Weltoffene Stadt Wetter
Aus ermittlungstaktischen Gründen will Oberstaatsanwalt Dr. Gerhard Pauli keine Auskunft zum Vorgehen der Mordkommission geben. Bei dem Anschlag habe es sich um einen Mordversuch gehandelt, weil neun Menschen in dem Gebäude schliefen. Am Montag suchte die Polizei den ganzen Tag nach Spuren und setzte dabei auch Spürhunde bei der Suche nach Brandbeschleunigern ein.
„Es wird technisch untersucht, wie es zum dem Brand kam. Wir ermitteln in alle Richtungen und im Umfeld. Das ist normale Polizeiarbeit“, so Gerhard Pauli. Die Mordkommission, so erläutert er, ermittle unter Führung des Staatsschutzes. Der wiederum ist eine Abteilung des Polizeipräsidiums Hagen und zuständig für politisch motivierte Straftaten oder solche mit politischem Hintergrund, „was ja in diesem Fall nicht von vorneherein auszuschließen ist“, so Gerhard Pauli.

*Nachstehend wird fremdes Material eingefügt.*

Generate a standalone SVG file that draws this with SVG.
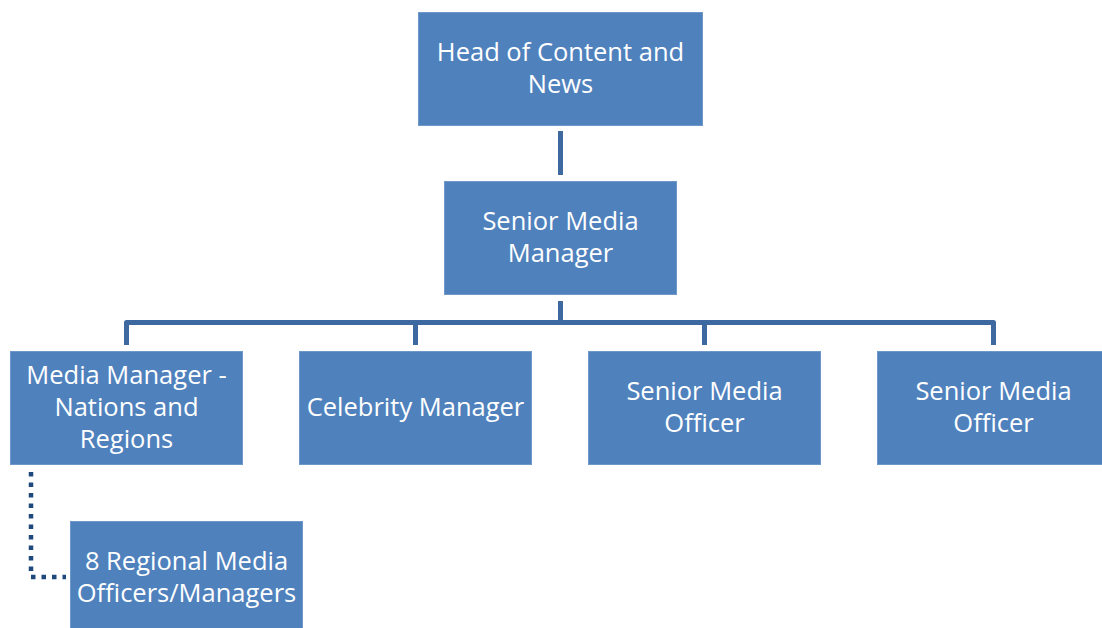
<svg xmlns="http://www.w3.org/2000/svg" width="1102" height="628" viewBox="0 0 1102 628">
<style>
.box{fill:#4F81BD;stroke:#6E97CA;stroke-width:1}
.t{font-family:"Open Sans","Noto Sans",sans-serif;font-size:25.5px;fill:#FFFFFF;text-anchor:middle}
.c{fill:none;stroke:#3D68A0;stroke-width:5}
.d{fill:none;stroke:#1F497D;stroke-width:4.5;stroke-dasharray:4.5 6}
</style>
<rect width="1102" height="628" fill="#FFFFFF"/>
<g id="connectors">
<line class="c" x1="560.5" y1="131" x2="560.5" y2="175"/>
<polyline class="c" points="560.5,301 560.5,322.5"/>
<polyline class="c" points="126.5,345 126.5,322.5 993.5,322.5 993.5,345" stroke-linejoin="round"/>
<line class="c" x1="415.5" y1="322.5" x2="415.5" y2="345"/>
<line class="c" x1="704.5" y1="322.5" x2="704.5" y2="345"/>
<polyline class="d" points="31,472 31,577 66,577"/>
</g>
<g id="n_head">
<rect class="box" x="418.5" y="12.5" width="284" height="113"/>
<text class="t" x="560.5" y="61">Head of Content and</text>
<text class="t" x="560.5" y="93">News</text>
</g>
<g id="n_smm">
<rect class="box" x="444.5" y="181.5" width="232" height="113"/>
<text class="t" x="560.5" y="230">Senior Media</text>
<text class="t" x="560.5" y="262">Manager</text>
</g>
<g id="n_mm">
<rect class="box" x="10.5" y="351.5" width="232" height="113"/>
<text class="t" x="126.5" y="384">Media Manager -</text>
<text class="t" x="126.5" y="416">Nations and</text>
<text class="t" x="126.5" y="448">Regions</text>
</g>
<g id="n_celeb">
<rect class="box" x="299.5" y="351.5" width="232" height="113"/>
<text class="t" x="415.5" y="416">Celebrity Manager</text>
</g>
<g id="n_smo1">
<rect class="box" x="588.5" y="351.5" width="232" height="113"/>
<text class="t" x="704.5" y="400">Senior Media</text>
<text class="t" x="704.5" y="432">Officer</text>
</g>
<g id="n_smo2">
<rect class="box" x="877.5" y="351.5" width="232" height="113"/>
<text class="t" x="993.5" y="400">Senior Media</text>
<text class="t" x="993.5" y="432">Officer</text>
</g>
<g id="n_regional">
<rect class="box" x="70.5" y="521.5" width="232" height="113"/>
<text class="t" x="186.5" y="570">8 Regional Media</text>
<text class="t" x="186.5" y="602">Officers/Managers</text>
</g>
</svg>
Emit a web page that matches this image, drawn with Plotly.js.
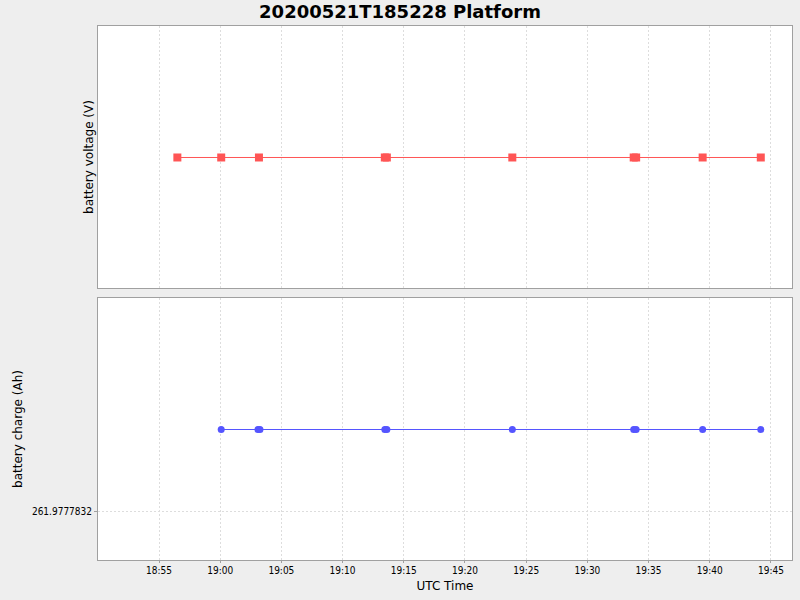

Bürgermeister Frank Hasenberg spricht von einem „Anschlag gegen unsere Stadt.“ Hasenberg zeigt sich entsetzt: „Wetter ist eine weltoffene Stadt, in der wir das Miteinander leben. Ich hoffe, dass die Hintergründe zügig ermittelt und die Täter schnell gefasst werden.“
Erklärung im Rat am Donnerstag
Die Parteien im Rat der Stadt Wetter haben sich darauf verständigt, gemeinsam Zeichen gehen Rechts zu setzen. Auslöser waren die ausländerfeindlichen Aktionen der letzten Wochen. Zum bestimmenden Thema der interfraktionellen Gesprächsrunde wurde dann aber der Brandanschlag auf den Laden des syrischen Flüchtlinges an der Königstraße. In seiner Sitzung morgen will der Rat eine gemeinsame Erklärung verabschieden, in der es um Solidarität mit den Betroffenen geht. Die SPD hat die Arbeit an dem Resolutionsentwurf in die Hand genommen.
Übereinstimmung herrscht bei den Ratsparteien wohl auch darüber, den Kampf gegen rechte Tendenzen in der Stadt über einen längeren Zeitraum zu führen. Dabei sollen die Bürger mit einbezogen werden. Im Gespräch sind ein Runder Tisch, aber auch Aktionen für Schüler. Die Volkshochschule könnte ins Boot geholt werden.
Die aktuelle Not des Ladenbesitzers lindern will eine Gruppe von Musikern. Sie will ein Benefizkonzert organisieren und hat dazu den Bürgermeister angeschrieben. Ein Gespräch soll klären, wie die Stadt das Konzert unterstützen kann.
„Fallersleben Bund“ distanziert sich
Der „Fallersleben Bund“, der kürzlich vor dem Geschäft auf einer städtischen Infotafel den Hinweis „Islamisierung“ angebracht hatte, hat sich auf Facebook von dem Anschlag distanziert. Die Vereinigung bezeichnet sich selbst als „Gruppe patriotischer Aktivisten“ und lehnt in einer aktuellen Erklärung „Gewalt und Brandstiftung als politisches Mittel kategorisch ab“. Dass nun der Bund verantwortlich gemacht werden solle, zeige, dass „wir anscheinend in einer Zeit des hysterischen Linksfaschismus“ leben, der es nicht ertragen könne, dass politischer Protest auch ohne „brennendes Gut anderer Menschen auskommen kann.“
Weil der Fallersleben Bund „die Situation nicht weiter anheizen und lieber erst einmal das Ergebnis der Brandursachenermittlung“ abwarten wolle, wird der vorläufige Verzicht auf öffentliche Aktionen angekündigt.